A OCDE lembra que o período final de cada ano é geralmente caracterizado por movimentos cautelosos. Os investidores preferem ficar mais "líquidos", ou seja, com dinheiro em mãos ou ativos financeiros seguros e de fácil liquidação. A disposição a oferecer empréstimos é menor. A grande maioria das empresas mobiliza seus especialistas em contabilidade e engenharia fiscal para "embelezar" os balanços no final do ano.
Mas, para a OCDE, o medo de problemas decorrentes do "bug" tem exacerbado esses comportamentos, estreitando os mercados e, assim, reduzindo também o espaço para grandes ondas especulativas.
O relatório chama a atenção para três fatores de risco que estariam afetando a formação de preços de ativos financeiros de duração mais longa. Esses fatores atuam diretamente sobre as expectativas dos investidores.
O primeiro é o medo de que o bug do milênio dê início a um novo ciclo de instabilidade macroeconômica. O segundo, mais localizado, é o medo de que alguns mercados se mostrem despreparados para enfrentar o problema dos computadores. Na era da globalização, engasgos localizados podem provocar convulsões em escala planetária. Finalmente, a preferência dos investidores por posições de alta liquidez pode deprimir o preço de vários ativos. Até onde essa deflação de ativos pode chegar é assunto para adivinhos.
Mas é óbvio que nem todo o risco financeiro atual decorre do bug. A OCDE registra a maior cautela dos investidores mesmo nos EUA, onde em tese a expansão da economia dilui todos os temores. Na prática, no entanto, o custo de captação de recursos para as empresas continua mais alto do que era antes da crise russa. A "incerteza percebida" está num nível "relativamente alto".
O outro lado da expansão norte-americana é o excesso de oferta de papéis de empresas (o volume, recorde no terceiro trimestre, chegou a US$ 250 bilhões). Há uma "superabundância".
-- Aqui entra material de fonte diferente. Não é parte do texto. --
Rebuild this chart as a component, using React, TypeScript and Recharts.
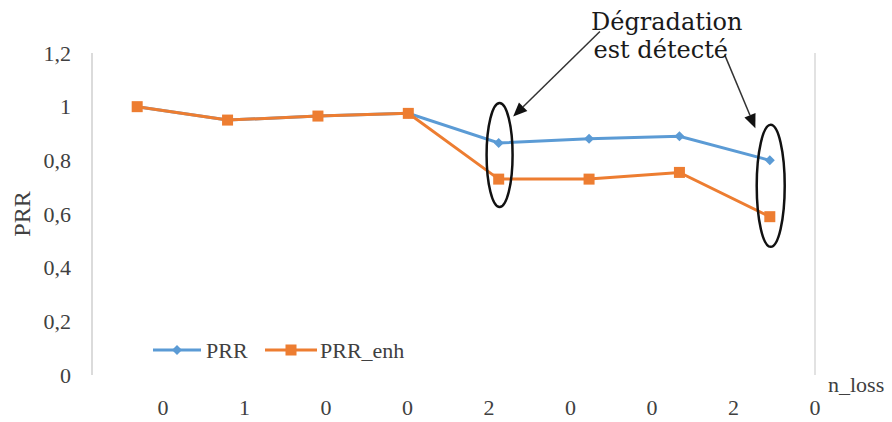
import React from "react";
import {
  LineChart,
  Line,
  XAxis,
  YAxis,
  CartesianGrid,
  Legend,
  ReferenceDot,
  ReferenceLine,
} from "recharts";

// values
const positions = [0, 1, 2, 3, 4, 5, 6, 7];
const prr = [1.0, 0.95, 0.965, 0.975, 0.865, 0.88, 0.89, 0.8];
const prrEnh = [1.0, 0.95, 0.965, 0.975, 0.73, 0.73, 0.755, 0.59];
const nLossLabels = ["0", "1", "0", "0", "2", "0", "0", "2", "0"];
const yTicks = [0, 0.2, 0.4, 0.6, 0.8, 1, 1.2];

const data = positions.map((i, k) => ({ i, PRR: prr[k], PRR_enh: prrEnh[k] }));

const BLUE = "#5b9bd5";
const ORANGE = "#ed7d31";
const TEXT = "#404040";
const SERIF = "'Liberation Serif', 'DejaVu Serif', serif";

const gridTicks = [-0.5, 0.5, 1.5, 2.5, 3.5, 4.5, 5.5, 6.5, 7.5];
const labelTicks = [0, 1, 2, 3, 4, 5, 6, 7, 8];

const textStyle = { fontFamily: SERIF, fontSize: 22 };

function Diamond(props: any) {
  const { cx, cy } = props;
  if (cx == null || cy == null) return null;
  const r = 5;
  return (
    <polygon
      key={`d-${cx}`}
      points={`${cx},${cy - r} ${cx + r},${cy} ${cx},${cy + r} ${cx - r},${cy}`}
      fill={BLUE}
    />
  );
}

function Square(props: any) {
  const { cx, cy } = props;
  if (cx == null || cy == null) return null;
  const s = 11;
  return <rect key={`s-${cx}`} x={cx - s / 2} y={cy - s / 2} width={s} height={s} fill={ORANGE} />;
}

function YTick(props: any) {
  const { x, y, payload } = props;
  return (
    <text x={x} y={y} textAnchor="end" dominantBaseline="central" style={textStyle} fill={TEXT}>
      {String(payload.value).replace(".", ",")}
    </text>
  );
}

function XTick(props: any) {
  const { x, y, payload } = props;
  return (
    <text x={x} y={y} textAnchor="middle" dominantBaseline="central" style={textStyle} fill={TEXT}>
      {nLossLabels[payload.value]}
    </text>
  );
}

function LegendContent() {
  return (
    <svg width={270} height={26} style={{ display: "block" }}>
      <line x1={0} y1={13} x2={48} y2={13} stroke={BLUE} strokeWidth={3} />
      <polygon points="24,8 29,13 24,18 19,13" fill={BLUE} />
      <text x={53} y={13} dominantBaseline="central" style={textStyle} fill={TEXT}>
        PRR
      </text>
      <line x1={112} y1={13} x2={164} y2={13} stroke={ORANGE} strokeWidth={3} />
      <rect x={132.5} y={7.5} width={11} height={11} fill={ORANGE} />
      <text x={167} y={13} dominantBaseline="central" style={textStyle} fill={TEXT}>
        PRR_enh
      </text>
    </svg>
  );
}

function Arrow(props: any) {
  const { x1, y1, x2, y2 } = props;
  if ([x1, y1, x2, y2].some((v) => v == null)) return null;
  const ang = Math.atan2(y2 - y1, x2 - x1);
  const len = 14;
  const w = 6;
  const bx = x2 - len * Math.cos(ang);
  const by = y2 - len * Math.sin(ang);
  const px = -Math.sin(ang) * w;
  const py = Math.cos(ang) * w;
  return (
    <g>
      <line x1={x1} y1={y1} x2={bx} y2={by} stroke="#333" strokeWidth={1.5} />
      <polygon points={`${x2},${y2} ${bx + px},${by + py} ${bx - px},${by - py}`} fill="#111" />
    </g>
  );
}

function ellipseShape(rx: number, ry: number) {
  return (p: any) => (
    <ellipse cx={p.cx} cy={p.cy} rx={rx} ry={ry} fill="none" stroke="#111" strokeWidth={2.5} />
  );
}

function NoteText(p: any) {
  return (
    <text
      x={p.cx}
      y={p.cy}
      textAnchor="middle"
      style={{ fontFamily: "'DejaVu Serif', serif", fontSize: 24 }}
      fill="#1a1a1a"
    >
      <tspan x={p.cx}>Dégradation</tspan>
      <tspan x={p.cx - 6} dy={28}>est détecté</tspan>
    </text>
  );
}

function AxisName(p: any) {
  return (
    <text x={p.cx + 13} y={p.cy + 17} style={textStyle} fill={TEXT}>
      n_loss
    </text>
  );
}

function YName(props: any) {
  const vb = props.viewBox || {};
  const cx = 22;
  const cy = vb.y + vb.height / 2;
  return (
    <text
      x={cx}
      y={cy}
      transform={`rotate(-90 ${cx} ${cy})`}
      textAnchor="middle"
      dominantBaseline="central"
      style={{ fontFamily: SERIF, fontSize: 24 }}
      fill={TEXT}
    >
      PRR
    </text>
  );
}

export default function App() {
  return (
    <div style={{ position: "absolute", left: 0, top: 0, background: "#fff" }}>
      <LineChart
        width={892}
        height={422}
        data={data}
        margin={{ top: 27, right: 77, bottom: 0, left: 0 }}
      >
        <CartesianGrid vertical horizontal={false} stroke="#d9d9d9" strokeWidth={1.5} />
        <XAxis
          dataKey="i"
          type="number"
          domain={[-0.5, 7.5]}
          ticks={gridTicks}
          tick={false}
          tickLine={false}
          height={0}
          axisLine={{ stroke: "#bfbfbf", strokeWidth: 1.5 }}
        />
        <XAxis
          xAxisId="lab"
          dataKey="i"
          type="number"
          domain={[0, 8]}
          ticks={labelTicks}
          interval={0}
          padding={{ left: 71, right: 0 }}
          axisLine={false}
          tickLine={false}
          tickSize={0}
          tickMargin={32}
          height={47}
          tick={<XTick />}
        />
        <YAxis
          domain={[0, 1.2]}
          ticks={yTicks}
          interval={0}
          width={92}
          tickLine={false}
          tickSize={0}
          tickMargin={21}
          axisLine={{ stroke: "#d9d9d9", strokeWidth: 1.5 }}
          tick={<YTick />}
          label={<YName />}
        />
        <Legend
          verticalAlign="top"
          align="left"
          content={<LegendContent />}
          wrapperStyle={{ position: "absolute", left: 153, top: 337, width: "auto" }}
        />
        <Line
          dataKey="PRR"
          stroke={BLUE}
          strokeWidth={3}
          dot={Diamond}
          activeDot={false}
          isAnimationActive={false}
        />
        <Line
          dataKey="PRR_enh"
          stroke={ORANGE}
          strokeWidth={3}
          dot={Square}
          activeDot={false}
          isAnimationActive={false}
        />
        <ReferenceDot x={4.01} y={0.82} ifOverflow="visible" shape={ellipseShape(13, 52)} />
        <ReferenceDot x={7.01} y={0.705} ifOverflow="visible" shape={ellipseShape(14, 61)} />
        <ReferenceLine
          segment={[
            { x: 5.12, y: 1.28 },
            { x: 4.16, y: 0.963 },
          ]}
          ifOverflow="visible"
          shape={Arrow}
        />
        <ReferenceLine
          segment={[
            { x: 6.5, y: 1.194 },
            { x: 6.84, y: 0.92 },
          ]}
          ifOverflow="visible"
          shape={Arrow}
        />
        <ReferenceDot x={5.86} y={1.287} ifOverflow="visible" shape={NoteText} />
        <ReferenceDot x={7.5} y={0} ifOverflow="visible" shape={AxisName} />
      </LineChart>
    </div>
  );
}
Para os que continuam animados com os ganhos em Bolsa, o relatório da OCDE vem ilustrado por um gráfico que mostra o índice de volatilidade do mercado acionário (ou seja, as margens de variação das cotações, um indicador de sua instabilidade para cima e para baixo). Entre 1996 e 1999, o índice dobrou e continua acima do nível médio registrado no decorrer da crise asiática.
Outro indicador relevante, ignorado no dia-a-dia das manchetes sobre o Dow Jones, é o aumento do número de operações de recompra ("buy-backs"), fusões e aquisições. Isso empurra os índices para cima, mas a oferta líquida de ações encolheu US$ 185 bilhões em 1998 (os dados da OCDE vão até o primeiro trimestre de 1999, quando o encolhimento foi da ordem de 24%).
Se o bug explica a calmaria e outros indicadores revelam um mercado efusivo, mas frágil, parece que o melhor a fazer é deixar as barbas de molho no começo do século 21.